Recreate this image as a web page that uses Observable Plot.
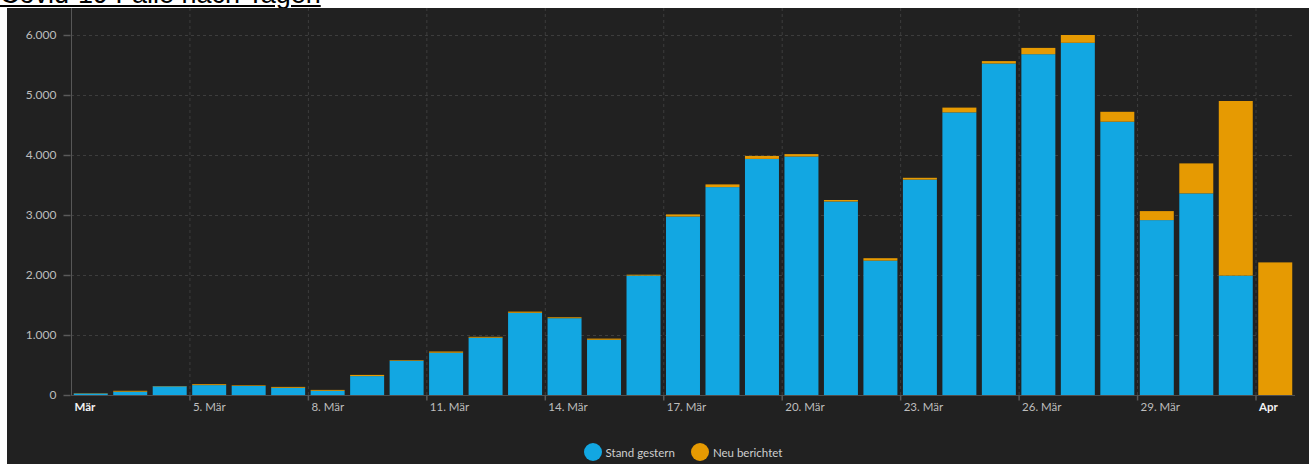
<!DOCTYPE html>
<html lang="de">
<head>
<meta charset="utf-8">
<script src="https://cdn.jsdelivr.net/npm/d3@7"></script>
<script src="https://cdn.jsdelivr.net/npm/@observablehq/plot@0.6"></script>
<style>
  html, body { margin: 0; padding: 0; background: #ffffff; }
  body { position: relative; width: 1309px; height: 464px; overflow: hidden; }
  #title {
    position: absolute; left: 0; top: -21px; z-index: 0;
    font-family: "Liberation Sans", Arial, sans-serif; font-size: 27px; line-height: 30px;
    color: #000; text-decoration: underline; white-space: nowrap;
  }
  #panel {
    position: absolute; left: 7px; top: 8px; width: 1302px; height: 456px;
    background: #212121; z-index: 1;
  }
  #chart svg { display: block; }
  #legend {
    position: absolute; left: 64px; width: 1224px; top: 435px; height: 18px;
    display: flex; justify-content: center; align-items: center; gap: 16px;
    font-family: Lato, "Open Sans", sans-serif; font-size: 11.5px; color: #cfcfcf;
  }
  #legend .item { display: flex; align-items: center; gap: 4px; }
  #legend .swatch { width: 18px; height: 18px; border-radius: 50%; }
</style>
</head>
<body>
<div id="title">Covid-19 Fälle nach Tagen</div>
<div id="panel">
  <div id="chart"></div>
  <div id="legend"></div>
</div>
<script>
// Daily case counts, 2 March to 1 April
const days = [
  "2020-03-02", "2020-03-03", "2020-03-04", "2020-03-05", "2020-03-06", "2020-03-07",
  "2020-03-08", "2020-03-09", "2020-03-10", "2020-03-11", "2020-03-12", "2020-03-13",
  "2020-03-14", "2020-03-15", "2020-03-16", "2020-03-17", "2020-03-18", "2020-03-19",
  "2020-03-20", "2020-03-21", "2020-03-22", "2020-03-23", "2020-03-24", "2020-03-25",
  "2020-03-26", "2020-03-27", "2020-03-28", "2020-03-29", "2020-03-30", "2020-03-31",
  "2020-04-01"
];
const standGestern = [
  25, 55, 145, 165, 150, 120, 70, 315, 570, 705, 955, 1370, 1280, 920, 1990, 2975,
  3465, 3935, 3975, 3225, 2240, 3590, 4710, 5525, 5680, 5870, 4555, 2915, 3360, 1990, 0
];
const neuBerichtet = [
  5, 15, 5, 15, 10, 15, 15, 20, 10, 20, 15, 20, 15, 20, 15, 35,
  45, 50, 40, 25, 40, 30, 80, 40, 105, 130, 165, 150, 500, 2910, 2210
];
const seriesNames = ["Stand gestern", "Neu berichtet"];
const seriesColors = ["#12a7e2", "#e69a02"];

// Axis ticks
const yTicks = [0, 1000, 2000, 3000, 4000, 5000, 6000];
const xTickDays = [
  "2020-03-02", "2020-03-05", "2020-03-08", "2020-03-11", "2020-03-14", "2020-03-17",
  "2020-03-20", "2020-03-23", "2020-03-26", "2020-03-29", "2020-04-01"
];
const xTickLabels = [
  "Mär", "5. Mär", "8. Mär", "11. Mär", "14. Mär", "17. Mär",
  "20. Mär", "23. Mär", "26. Mär", "29. Mär", "Apr"
];
const monthLabels = ["Mär", "Apr"];

const parseDay = s => new Date(s + "T00:00:00Z");
const xStart = parseDay(days[0]);
const xEnd = d3.utcDay.offset(parseDay(days[days.length - 1]), 1);

// One row per day and series; Plot stacks them per day
const rows = [];
days.forEach((s, i) => {
  const start = parseDay(s);
  const end = d3.utcDay.offset(start, 1);
  rows.push({start, end, series: seriesNames[0], value: standGestern[i]});
  rows.push({start, end, series: seriesNames[1], value: neuBerichtet[i]});
});

const ticks = xTickDays.map((s, i) => ({date: parseDay(s), label: xTickLabels[i]}));
const fmt = d => d3.format(",")(d).replace(/,/g, ".");

// Short tick marks as dot symbols
const hTick = {draw(ctx) { ctx.moveTo(-3.5, 0); ctx.lineTo(3.5, 0); }};
const vTick = {draw(ctx) { ctx.moveTo(0, -2.5); ctx.lineTo(0, 2.5); }};

const chart = Plot.plot({
  width: 1302,
  height: 412,
  marginLeft: 64,
  marginRight: 14,
  marginTop: 0,
  marginBottom: 25,
  style: {background: "transparent", fontFamily: "Lato, 'Open Sans', sans-serif", fontSize: "11.5px"},
  x: {type: "utc", domain: [xStart, xEnd], axis: null},
  y: {domain: [0, 6450], axis: null},
  color: {domain: seriesNames, range: seriesColors},
  marks: [
    // dashed grid
    Plot.ruleY(yTicks.filter(d => d > 0), {stroke: "#3d3d3d", strokeDasharray: "3,3"}),
    Plot.ruleX(ticks.slice(1), {x: "date", stroke: "#3d3d3d", strokeDasharray: "3,3"}),
    // stacked daily bars
    Plot.rectY(rows, {
      x1: "start", x2: "end", y: "value", fill: "series",
      insetLeft: 2.75, insetRight: 2.75
    }),
    // axis lines
    Plot.ruleY([0], {stroke: "#4e4e4e"}),
    Plot.ruleX([xStart], {stroke: "#575757"}),
    // y ticks and labels
    Plot.dot(yTicks, {y: d => d, frameAnchor: "left", symbol: hTick, stroke: "#5a5a5a", dx: -4.5}),
    Plot.text(yTicks, {y: d => d, text: fmt, frameAnchor: "left", textAnchor: "end", dx: -15, fill: "#bdbdbd", fontSize: 12}),
    // x ticks and labels
    Plot.dot(ticks.slice(1), {x: "date", frameAnchor: "bottom", symbol: vTick, stroke: "#5a5a5a", dy: 2.5}),
    Plot.text(ticks.filter(t => !monthLabels.includes(t.label)), {
      x: "date", text: "label", frameAnchor: "bottom", textAnchor: "start", dx: 3, dy: 15, fill: "#bdbdbd"
    }),
    Plot.text(ticks.filter(t => monthLabels.includes(t.label)), {
      x: "date", text: "label", frameAnchor: "bottom", textAnchor: "start", dx: 3, dy: 15,
      fill: "#f2f2f2", fontWeight: "bold"
    })
  ]
});
document.getElementById("chart").append(chart);

// Legend
const legend = document.getElementById("legend");
seriesNames.forEach((name, i) => {
  const item = document.createElement("div");
  item.className = "item";
  const sw = document.createElement("span");
  sw.className = "swatch";
  sw.style.background = seriesColors[i];
  const label = document.createElement("span");
  label.textContent = name;
  item.append(sw, label);
  legend.append(item);
});
</script>
</body>
</html>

------------------------------------------------------------------------

## Description of the task
Omit pictures; set down the rest of the material word for word.

## Response for this exercise
Recreate this image as a web page that uses Observable Plot.
<!DOCTYPE html>
<html lang="de">
<head>
<meta charset="utf-8">
<script src="https://cdn.jsdelivr.net/npm/d3@7"></script>
<script src="https://cdn.jsdelivr.net/npm/@observablehq/plot@0.6"></script>
<style>
  html, body { margin: 0; padding: 0; background: #ffffff; }
  body { position: relative; width: 1309px; height: 464px; overflow: hidden; }
  #title {
    position: absolute; left: 0; top: -21px; z-index: 0;
    font-family: "Liberation Sans", Arial, sans-serif; font-size: 27px; line-height: 30px;
    color: #000; text-decoration: underline; white-space: nowrap;
  }
  #panel {
    position: absolute; left: 7px; top: 8px; width: 1302px; height: 456px;
    background: #212121; z-index: 1;
  }
  #chart svg { display: block; }
  #legend {
    position: absolute; left: 64px; width: 1224px; top: 435px; height: 18px;
    display: flex; justify-content: center; align-items: center; gap: 16px;
    font-family: Lato, "Open Sans", sans-serif; font-size: 11.5px; color: #cfcfcf;
  }
  #legend .item { display: flex; align-items: center; gap: 4px; }
  #legend .swatch { width: 18px; height: 18px; border-radius: 50%; }
</style>
</head>
<body>
<div id="title">Covid-19 Fälle nach Tagen</div>
<div id="panel">
  <div id="chart"></div>
  <div id="legend"></div>
</div>
<script>
// Daily case counts, 2 March to 1 April
const days = [
  "2020-03-02", "2020-03-03", "2020-03-04", "2020-03-05", "2020-03-06", "2020-03-07",
  "2020-03-08", "2020-03-09", "2020-03-10", "2020-03-11", "2020-03-12", "2020-03-13",
  "2020-03-14", "2020-03-15", "2020-03-16", "2020-03-17", "2020-03-18", "2020-03-19",
  "2020-03-20", "2020-03-21", "2020-03-22", "2020-03-23", "2020-03-24", "2020-03-25",
  "2020-03-26", "2020-03-27", "2020-03-28", "2020-03-29", "2020-03-30", "2020-03-31",
  "2020-04-01"
];
const standGestern = [
  25, 55, 145, 165, 150, 120, 70, 315, 570, 705, 955, 1370, 1280, 920, 1990, 2975,
  3465, 3935, 3975, 3225, 2240, 3590, 4710, 5525, 5680, 5870, 4555, 2915, 3360, 1990, 0
];
const neuBerichtet = [
  5, 15, 5, 15, 10, 15, 15, 20, 10, 20, 15, 20, 15, 20, 15, 35,
  45, 50, 40, 25, 40, 30, 80, 40, 105, 130, 165, 150, 500, 2910, 2210
];
const seriesNames = ["Stand gestern", "Neu berichtet"];
const seriesColors = ["#12a7e2", "#e69a02"];

// Axis ticks
const yTicks = [0, 1000, 2000, 3000, 4000, 5000, 6000];
const xTickDays = [
  "2020-03-02", "2020-03-05", "2020-03-08", "2020-03-11", "2020-03-14", "2020-03-17",
  "2020-03-20", "2020-03-23", "2020-03-26", "2020-03-29", "2020-04-01"
];
const xTickLabels = [
  "Mär", "5. Mär", "8. Mär", "11. Mär", "14. Mär", "17. Mär",
  "20. Mär", "23. Mär", "26. Mär", "29. Mär", "Apr"
];
const monthLabels = ["Mär", "Apr"];

const parseDay = s => new Date(s + "T00:00:00Z");
const xStart = parseDay(days[0]);
const xEnd = d3.utcDay.offset(parseDay(days[days.length - 1]), 1);

// One row per day and series; Plot stacks them per day
const rows = [];
days.forEach((s, i) => {
  const start = parseDay(s);
  const end = d3.utcDay.offset(start, 1);
  rows.push({start, end, series: seriesNames[0], value: standGestern[i]});
  rows.push({start, end, series: seriesNames[1], value: neuBerichtet[i]});
});

const ticks = xTickDays.map((s, i) => ({date: parseDay(s), label: xTickLabels[i]}));
const fmt = d => d3.format(",")(d).replace(/,/g, ".");

// Short tick marks as dot symbols
const hTick = {draw(ctx) { ctx.moveTo(-3.5, 0); ctx.lineTo(3.5, 0); }};
const vTick = {draw(ctx) { ctx.moveTo(0, -2.5); ctx.lineTo(0, 2.5); }};

const chart = Plot.plot({
  width: 1302,
  height: 412,
  marginLeft: 64,
  marginRight: 14,
  marginTop: 0,
  marginBottom: 25,
  style: {background: "transparent", fontFamily: "Lato, 'Open Sans', sans-serif", fontSize: "11.5px"},
  x: {type: "utc", domain: [xStart, xEnd], axis: null},
  y: {domain: [0, 6450], axis: null},
  color: {domain: seriesNames, range: seriesColors},
  marks: [
    // dashed grid
    Plot.ruleY(yTicks.filter(d => d > 0), {stroke: "#3d3d3d", strokeDasharray: "3,3"}),
    Plot.ruleX(ticks.slice(1), {x: "date", stroke: "#3d3d3d", strokeDasharray: "3,3"}),
    // stacked daily bars
    Plot.rectY(rows, {
      x1: "start", x2: "end", y: "value", fill: "series",
      insetLeft: 2.75, insetRight: 2.75
    }),
    // axis lines
    Plot.ruleY([0], {stroke: "#4e4e4e"}),
    Plot.ruleX([xStart], {stroke: "#575757"}),
    // y ticks and labels
    Plot.dot(yTicks, {y: d => d, frameAnchor: "left", symbol: hTick, stroke: "#5a5a5a", dx: -4.5}),
    Plot.text(yTicks, {y: d => d, text: fmt, frameAnchor: "left", textAnchor: "end", dx: -15, fill: "#bdbdbd", fontSize: 12}),
    // x ticks and labels
    Plot.dot(ticks.slice(1), {x: "date", frameAnchor: "bottom", symbol: vTick, stroke: "#5a5a5a", dy: 2.5}),
    Plot.text(ticks.filter(t => !monthLabels.includes(t.label)), {
      x: "date", text: "label", frameAnchor: "bottom", textAnchor: "start", dx: 3, dy: 15, fill: "#bdbdbd"
    }),
    Plot.text(ticks.filter(t => monthLabels.includes(t.label)), {
      x: "date", text: "label", frameAnchor: "bottom", textAnchor: "start", dx: 3, dy: 15,
      fill: "#f2f2f2", fontWeight: "bold"
    })
  ]
});
document.getElementById("chart").append(chart);

// Legend
const legend = document.getElementById("legend");
seriesNames.forEach((name, i) => {
  const item = document.createElement("div");
  item.className = "item";
  const sw = document.createElement("span");
  sw.className = "swatch";
  sw.style.background = seriesColors[i];
  const label = document.createElement("span");
  label.textContent = name;
  item.append(sw, label);
  legend.append(item);
});
</script>
</body>
</html>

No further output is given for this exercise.